Geotargeting is one of the most widely used targeting options used by digital advertisers. Advertisers employ geotargeting to tailor their message to a specific population of the world — and the ability to target a user by their location is a table-stakes feature that any ad platform must offer.

What is geotargeting?

Geotargeting is a set of coordinated processes ad platforms use to control which digital advertisements a user will see based on the current location of that user in the world. Advertisers can geotarget based on a user's country, state, city, or zip code.

How does geotargeting work?

Ad tech platforms use signals sent to them directly in an ad request or derived from an HTTP request to determine a user's location. These signals include IP address or latitude/longitude (lat/lon for short).

Publishers can pass these signals as query string parameters in an ad request or an ORTB bid request field. Check out the examples below:

ORTB example

"device": {
	"ua": "Mozilla/5.0 (iPhone; CPU iPhone OS 6_1 like Mac OS X) AppleWebKit/534.46 (KHTML, like Gecko) Version/5.1 Mobile/9A334 Safari/7534.48.3",
	"ip": "123.345.857.142",
	"ifa": "00000000000000000000000000000000",
	"geo": {
		"lat": 30.267153, "lon": -97.743057,                            
	}
}

VAST video ad request example

http://adtechexplained.com/vast/1234?page_url=examplepublisher.com&ip=192.168.0.1&height=1080&width=1920&lat=30.267153&lon=-97.743057

Ad platforms work with specialized geolocation vendors like MaxMind or Digital Element to derive a user's location based on signals sent in an ad request. These geolocation vendors offer services to map IP addresses or lat / lon to an actual physical location.

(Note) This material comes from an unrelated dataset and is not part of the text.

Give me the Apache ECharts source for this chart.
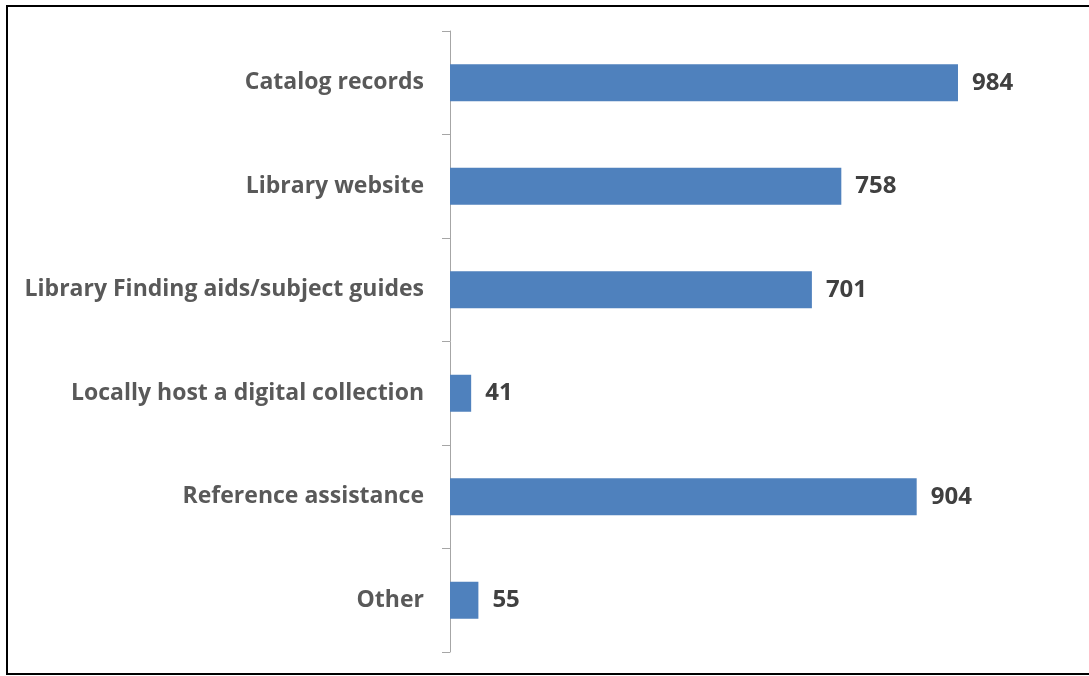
<!DOCTYPE html>
<html>
<head>
<meta charset="utf-8">
<script src="https://cdn.jsdelivr.net/npm/echarts@6/dist/echarts.min.js"></script>
<style>
    html, body { margin: 0; padding: 0; background: #fff; overflow: hidden; }
    #frame {
        position: absolute; left: 6px; top: 5px; width: 1100px; height: 670px;
        border: 2px solid #000; box-sizing: border-box;
    }
    #main { position: absolute; left: 0; top: 0; width: 1089px; height: 676px; }
</style>
</head>
<body>
<div id="frame"></div>
<div id="main"></div>
<script>
var categories = ['Catalog records', 'Library website', 'Library Finding aids/subject guides',
    'Locally host a digital collection', 'Reference assistance', 'Other'];
var counts = [984, 758, 701, 41, 904, 55];

var chart = echarts.init(document.getElementById('main'));
var option = {
    animation: false,
    grid: { left: 450, right: 19.5, top: 31, bottom: 24 },
    xAxis: {
        type: 'value',
        min: 0,
        max: 1200,
        show: false
    },
    yAxis: {
        type: 'category',
        data: categories,
        inverse: true,
        axisLine: { show: true, lineStyle: { color: '#a6a6a6', width: 1 } },
        axisTick: { show: true, length: 8, lineStyle: { color: '#a6a6a6' } },
        axisLabel: {
            margin: 26,
            color: '#595959',
            fontFamily: 'Open Sans',
            fontWeight: 'bold',
            fontSize: 23
        }
    },
    series: [{
        type: 'bar',
        data: counts,
        barWidth: 37,
        itemStyle: { color: '#4f81bd' },
        label: {
            show: true,
            position: 'right',
            distance: 14,
            color: '#404040',
            fontFamily: 'Open Sans',
            fontWeight: 'bold',
            fontSize: 24
        }
    }]
};
chart.setOption(option);
</script>
</body>
</html>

Typically this can take the form of either a real-time API or an offline database that a platform can host itself. Due to the extreme low-latency demands of running real-time programmatic auctions, most ad tech platforms opt to host the database since it is the more performant option.

How is location determined based on IP address?

Just like 3rd party data brokers who convert IP addresses or device IDs into targetable behavioral segments, geolocation vendors tap into a variety of sources to convert an IP address into an actual location.

One of the baseline sources could include the five Regional Internet Registries responsible for distributing and allocating IP addresses in their region of the world. For example, the American Registry for Internet Numbers offers public whois services.

Geolocation vendors can also buy access to other data sources like apps or websites that collect exact location and IP address together. For example, an eCommerce site could have the right to sell your IP and physical address bundled together to third parties looking to build robust geolocation datasets.

Once a geolocation vendor can tie an IP address to a physical location, they populate their databases with relevant values that digital ad platforms can leverage to perform geotargeting.

How is location determined based on Latitude and Longitude?

Gathering a user's precise latitude and longitude typically originates from a mobile app since our phones have GPS built into the device. If the user grants an app permission to access their location, that app can determine location down to a few feet.

Latitude and longitude refer to the specific geo-coordinates of the user on the planet. An example of these coordinates could be:

Latitude: 30.267153

Longitude: -97.743057

If you type those coordinates in Google Maps (30.267153, -97.743057) it will resolve to Austin, Texas. Much like IP addresses, geolocation vendors can accept these coordinates and turn them into useable values relevant to digital advertising.

Geotargeting on digital advertising platforms

A platform will present all of the available geotargeting values in their platform's UI, typically alongside all other targeting options for a line item or campaign.

"Country" is probably the most commonly targeted value, but it is not out of the ordinary for advertisers to target large lists of hundreds of zip codes.

Once an advertiser places a set of geotargeting values on a campaign, it is up to the platform to make the magic happen. The platform will

  1. Receive an ad request
  2. Inspect the IP address or lat / lon
  3. Query their geolocation vendor's database
  4. Receive a set of geo values (country, zip, etc.)
  5. Determine the eligible set of campaigns based on their geotargeting options

The platform will find matching campaigns if any of the values resolved based on the IP address or Lat / Lon match the values targeted.

Geotargeting has been a minimum viable feature required for any ad platform for years. Even though the above process is simple enough to understand, it requires coordination between three separate companies — geolocation vendor, publisher, and ad platform — to deliver the correct ad to the user, based on their location in the world.